* _DATA SEGMENT_
⟨

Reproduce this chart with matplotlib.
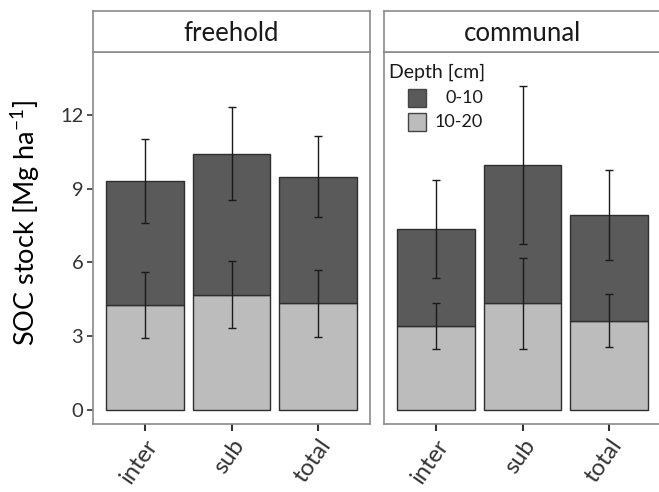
import numpy as np
import matplotlib.pyplot as plt
from matplotlib.patches import Rectangle

plt.rcParams['font.family'] = ['Lato', 'DejaVu Sans']
plt.rcParams['mathtext.default'] = 'regular'

# data
sites = ['inter', 'sub', 'total']
panels = ['freehold', 'communal']
depths = ['0-10', '10-20']

# 10-20 cm (bottom segment) and 0-10 cm (stacked on top)
free_sub = [4.27, 4.69, 4.34]
free_top = [5.03, 5.74, 5.15]
comm_sub = [3.42, 4.34, 3.63]
comm_top = [3.93, 5.63, 4.30]

# error bar half widths
free_sub_err = [1.35, 1.36, 1.37]
free_top_err = [1.71, 1.90, 1.65]
comm_sub_err = [0.94, 1.85, 1.07]
comm_top_err = [1.99, 3.20, 1.85]

data = {
    'freehold': (free_sub, free_top, free_sub_err, free_top_err),
    'communal': (comm_sub, comm_top, comm_sub_err, comm_top_err),
}

dark = '#5a5a5a'
light = '#bcbcbc'
edge = '#2e2e2e'
border = '#8a8a8a'

W, H = 659, 492
fig = plt.figure(figsize=(W / 100, H / 100), dpi=100)

def px_box(l, r, t, b):
    return [l / W, 1 - b / H, (r - l) / W, (b - t) / H]

ax1 = fig.add_axes(px_box(93, 370, 52, 424))
ax2 = fig.add_axes(px_box(384, 661, 52, 424), sharey=ax1)

x = np.arange(len(sites))
for ax, name in zip([ax1, ax2], panels):
    sub, top, sub_e, top_e = data[name]
    sub = np.array(sub)
    top = np.array(top)
    ax.bar(x, sub, width=0.9, color=light, edgecolor=edge, linewidth=1, zorder=2)
    ax.bar(x, top, width=0.9, bottom=sub, color=dark, edgecolor=edge, linewidth=1, zorder=2)
    ax.errorbar(x, sub, yerr=sub_e, fmt='none', ecolor='#1a1a1a', elinewidth=1,
                capsize=3.2, capthick=1, zorder=3)
    ax.errorbar(x, sub + top, yerr=top_e, fmt='none', ecolor='#1a1a1a', elinewidth=1,
                capsize=3.2, capthick=1, zorder=3)
    ax.set_xlim(-0.6, 2.6)
    ax.set_xticks(x)
    ax.set_xticklabels(sites, rotation=55, ha='right', rotation_mode='anchor',
                       fontsize=17, color='#333333')
    for s in ax.spines.values():
        s.set_color(border)
        s.set_linewidth(1.2)
    ax.tick_params(axis='x', length=5, width=1.5, color='#333333', pad=3)
    ax.tick_params(axis='y', length=4, width=1.2, color='#333333', labelsize=14.5,
                   labelcolor='#333333', pad=3)
    # facet strip
    strip = ax.inset_axes([0, 1, 1, 41 / 372])
    strip.set_xticks([])
    strip.set_yticks([])
    for s in strip.spines.values():
        s.set_color(border)
        s.set_linewidth(1.2)
    strip.text(0.5, 0.45, name, ha='center', va='center', fontsize=18.5, color='#1a1a1a')

ax1.set_ylim(-0.57, 14.56)
ax1.set_yticks([0, 3, 6, 9, 12])
ax1.set_ylabel('SOC stock [Mg ha$^{-1}$]', fontsize=19.5)
ax1.yaxis.set_label_coords(-0.185, 0.54)
ax2.tick_params(axis='y', left=False, labelleft=False)

# legend
ax2.text(0.018, 0.946, 'Depth [cm]', transform=ax2.transAxes, ha='left', va='center',
         fontsize=14, color='#1a1a1a')
for i, (lab, col) in enumerate(zip(depths, [dark, light])):
    y0 = 0.852 - i * 0.0645
    ax2.add_patch(Rectangle((0.0856, y0), 0.066, 0.0485, transform=ax2.transAxes,
                            facecolor=col, edgecolor='#444444', linewidth=1, zorder=4))
    ax2.text(0.357, y0 + 0.024, lab, transform=ax2.transAxes, ha='right', va='center',
             fontsize=13, color='#1a1a1a')

fig.savefig('out.png', dpi=100)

⟩

* _WHAT IS REQUIRED_
Repeat, with no pictures, each line from the beginning of the data through the line containing "ax2 = fig.add_axes(px_box(384, 661, 52, 424), sharey=ax1)", inclusive.

* _WRITTEN REPLY_
Reproduce this chart with matplotlib.
import numpy as np
import matplotlib.pyplot as plt
from matplotlib.patches import Rectangle

plt.rcParams['font.family'] = ['Lato', 'DejaVu Sans']
plt.rcParams['mathtext.default'] = 'regular'

# data
sites = ['inter', 'sub', 'total']
panels = ['freehold', 'communal']
depths = ['0-10', '10-20']

# 10-20 cm (bottom segment) and 0-10 cm (stacked on top)
free_sub = [4.27, 4.69, 4.34]
free_top = [5.03, 5.74, 5.15]
comm_sub = [3.42, 4.34, 3.63]
comm_top = [3.93, 5.63, 4.30]

# error bar half widths
free_sub_err = [1.35, 1.36, 1.37]
free_top_err = [1.71, 1.90, 1.65]
comm_sub_err = [0.94, 1.85, 1.07]
comm_top_err = [1.99, 3.20, 1.85]

data = {
    'freehold': (free_sub, free_top, free_sub_err, free_top_err),
    'communal': (comm_sub, comm_top, comm_sub_err, comm_top_err),
}

dark = '#5a5a5a'
light = '#bcbcbc'
edge = '#2e2e2e'
border = '#8a8a8a'

W, H = 659, 492
fig = plt.figure(figsize=(W / 100, H / 100), dpi=100)

def px_box(l, r, t, b):
    return [l / W, 1 - b / H, (r - l) / W, (b - t) / H]

ax1 = fig.add_axes(px_box(93, 370, 52, 424))
ax2 = fig.add_axes(px_box(384, 661, 52, 424), sharey=ax1)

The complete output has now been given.